Begin RECORDED INFORMATION
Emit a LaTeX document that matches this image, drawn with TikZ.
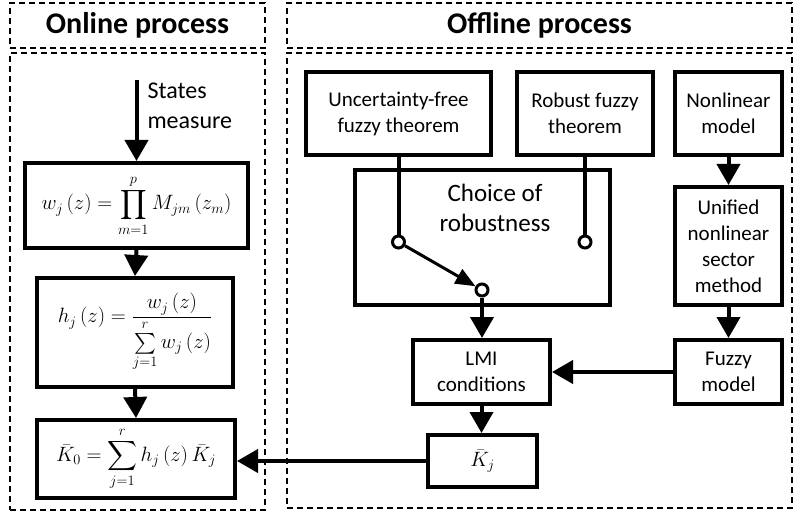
\documentclass[tikz,border=0pt]{standalone}
\usepackage{amsmath}
\usepackage{fontspec}
\setmainfont{Carlito}
\usetikzlibrary{arrows.meta}
\begin{document}
\begin{tikzpicture}[x=1pt,y=-1pt,
  box/.style={draw,line width=4pt,inner sep=0pt,align=center,font=\fontsize{21}{26}\selectfont},
  mathbox/.style={draw,line width=4pt,inner sep=0pt,align=center,font=\fontsize{22}{26}\selectfont},
  frame/.style={draw,line width=1.4pt,dash pattern=on 6pt off 4pt,inner sep=0pt},
  head/.style={font=\fontsize{30}{32}\bfseries\selectfont},
  arr/.style={line width=4pt,-{Triangle[length=21pt,width=23pt]}},
  sw/.style={circle,draw,line width=3pt,minimum size=12pt,inner sep=0pt,fill=white},
  ]
\useasboundingbox (0,0) rectangle (794,513);
% frames
\node[frame,head,minimum width=255pt,minimum height=45pt] (onhead) at (137.5,25.5) {Online process};
\node[frame,minimum width=255pt,minimum height=457pt] (onbody) at (137.5,281.5) {};
\node[frame,head,minimum width=505pt,minimum height=45pt] (offhead) at (539.5,25.5) {Offline process};
\node[frame,minimum width=505pt,minimum height=455pt] (offbody) at (539.5,280.5) {};
% online boxes
\node[mathbox,minimum width=223pt,minimum height=85pt] (w) at (136.5,205.5)
  {$\displaystyle w_j\left(z\right)=\prod_{m=1}^{p}M_{jm}\left(z_m\right)$};
\node[mathbox,minimum width=196pt,minimum height=109pt] (h) at (135,332.5)
  {$\displaystyle h_j\left(z\right)=\frac{w_j\left(z\right)}{\sum\limits_{j=1}^{r}w_j\left(z\right)}$};
\node[mathbox,minimum width=198pt,minimum height=78pt] (k0) at (136,459)
  {$\displaystyle \bar{K}_0=\sum_{j=1}^{r}h_j\left(z\right)\bar{K}_j$};
\coordinate (sm) at (136.5,80);
\node[anchor=west,align=left,font=\fontsize{24}{30}\selectfont] (smt) at (144,106) {States\\measure};
% offline boxes
\node[box,minimum width=185pt,minimum height=83pt] (unc) at (398.5,113.5) {Uncertainty-free\\fuzzy theorem};
\node[box,minimum width=136pt,minimum height=83pt] (rob) at (585,113.5) {Robust fuzzy\\theorem};
\node[box,minimum width=107pt,minimum height=83pt] (nl) at (728.5,113.5) {Nonlinear\\model};
\node[box,minimum width=255pt,minimum height=135pt] (ch) at (482.5,237.5) {};
\node[align=center,font=\fontsize{25}{30}\selectfont] (cht) at (495,208) {Choice of\\robustness};
\node[box,minimum width=107pt,minimum height=118pt] (uni) at (728.5,246) {Unified\\nonlinear\\sector\\method};
\node[box,minimum width=137pt,minimum height=64pt] (lmi) at (481.5,372) {LMI\\conditions};
\node[box,minimum width=107pt,minimum height=64pt] (fz) at (728.5,372) {Fuzzy\\model};
\node[mathbox,minimum width=109pt,minimum height=52pt] (kj) at (482.5,461) {$\bar{K}_j$};
% switch
\node[sw] (c1) at (398.5,242) {};
\node[sw] (c2) at (585,242) {};
\node[sw] (c3) at (482,290) {};
\draw[line width=4pt] (unc.south) -- (c1.north);
\draw[line width=4pt] (rob.south) -- (c2.north);
\draw[line width=3pt,-{Triangle[length=20pt,width=16pt]}] (c1) -- (c3);
% arrows
\draw[arr] (sm) -- (w.north);
\draw[arr] (w.south) -- (h.north);
\draw[arr] (h.south) -- (k0.north);
\draw[arr] (c3.south) -- (c3.south |- lmi.north);
\draw[arr] (nl.south) -- (uni.north);
\draw[arr] (uni.south) -- (fz.north);
\draw[arr] (fz.west) -- (lmi.east);
\draw[arr] (lmi.south) -- (lmi.south |- kj.north);
\draw[arr] (kj.west) -- (kj.west -| k0.east);
\end{tikzpicture}
\end{document}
End RECORDED INFORMATION
▶ **GIVEN PROBLEM**:
Transcribe each line above verbatim, with the pictures left out.

▶ **ANSWER**:
Emit a LaTeX document that matches this image, drawn with TikZ.
\documentclass[tikz,border=0pt]{standalone}
\usepackage{amsmath}
\usepackage{fontspec}
\setmainfont{Carlito}
\usetikzlibrary{arrows.meta}
\begin{document}
\begin{tikzpicture}[x=1pt,y=-1pt,
  box/.style={draw,line width=4pt,inner sep=0pt,align=center,font=\fontsize{21}{26}\selectfont},
  mathbox/.style={draw,line width=4pt,inner sep=0pt,align=center,font=\fontsize{22}{26}\selectfont},
  frame/.style={draw,line width=1.4pt,dash pattern=on 6pt off 4pt,inner sep=0pt},
  head/.style={font=\fontsize{30}{32}\bfseries\selectfont},
  arr/.style={line width=4pt,-{Triangle[length=21pt,width=23pt]}},
  sw/.style={circle,draw,line width=3pt,minimum size=12pt,inner sep=0pt,fill=white},
  ]
\useasboundingbox (0,0) rectangle (794,513);
% frames
\node[frame,head,minimum width=255pt,minimum height=45pt] (onhead) at (137.5,25.5) {Online process};
\node[frame,minimum width=255pt,minimum height=457pt] (onbody) at (137.5,281.5) {};
\node[frame,head,minimum width=505pt,minimum height=45pt] (offhead) at (539.5,25.5) {Offline process};
\node[frame,minimum width=505pt,minimum height=455pt] (offbody) at (539.5,280.5) {};
% online boxes
\node[mathbox,minimum width=223pt,minimum height=85pt] (w) at (136.5,205.5)
  {$\displaystyle w_j\left(z\right)=\prod_{m=1}^{p}M_{jm}\left(z_m\right)$};
\node[mathbox,minimum width=196pt,minimum height=109pt] (h) at (135,332.5)
  {$\displaystyle h_j\left(z\right)=\frac{w_j\left(z\right)}{\sum\limits_{j=1}^{r}w_j\left(z\right)}$};
\node[mathbox,minimum width=198pt,minimum height=78pt] (k0) at (136,459)
  {$\displaystyle \bar{K}_0=\sum_{j=1}^{r}h_j\left(z\right)\bar{K}_j$};
\coordinate (sm) at (136.5,80);
\node[anchor=west,align=left,font=\fontsize{24}{30}\selectfont] (smt) at (144,106) {States\\measure};
% offline boxes
\node[box,minimum width=185pt,minimum height=83pt] (unc) at (398.5,113.5) {Uncertainty-free\\fuzzy theorem};
\node[box,minimum width=136pt,minimum height=83pt] (rob) at (585,113.5) {Robust fuzzy\\theorem};
\node[box,minimum width=107pt,minimum height=83pt] (nl) at (728.5,113.5) {Nonlinear\\model};
\node[box,minimum width=255pt,minimum height=135pt] (ch) at (482.5,237.5) {};
\node[align=center,font=\fontsize{25}{30}\selectfont] (cht) at (495,208) {Choice of\\robustness};
\node[box,minimum width=107pt,minimum height=118pt] (uni) at (728.5,246) {Unified\\nonlinear\\sector\\method};
\node[box,minimum width=137pt,minimum height=64pt] (lmi) at (481.5,372) {LMI\\conditions};
\node[box,minimum width=107pt,minimum height=64pt] (fz) at (728.5,372) {Fuzzy\\model};
\node[mathbox,minimum width=109pt,minimum height=52pt] (kj) at (482.5,461) {$\bar{K}_j$};
% switch
\node[sw] (c1) at (398.5,242) {};
\node[sw] (c2) at (585,242) {};
\node[sw] (c3) at (482,290) {};
\draw[line width=4pt] (unc.south) -- (c1.north);
\draw[line width=4pt] (rob.south) -- (c2.north);
\draw[line width=3pt,-{Triangle[length=20pt,width=16pt]}] (c1) -- (c3);
% arrows
\draw[arr] (sm) -- (w.north);
\draw[arr] (w.south) -- (h.north);
\draw[arr] (h.south) -- (k0.north);
\draw[arr] (c3.south) -- (c3.south |- lmi.north);
\draw[arr] (nl.south) -- (uni.north);
\draw[arr] (uni.south) -- (fz.north);
\draw[arr] (fz.west) -- (lmi.east);
\draw[arr] (lmi.south) -- (lmi.south |- kj.north);
\draw[arr] (kj.west) -- (kj.west -| k0.east);
\end{tikzpicture}
\end{document}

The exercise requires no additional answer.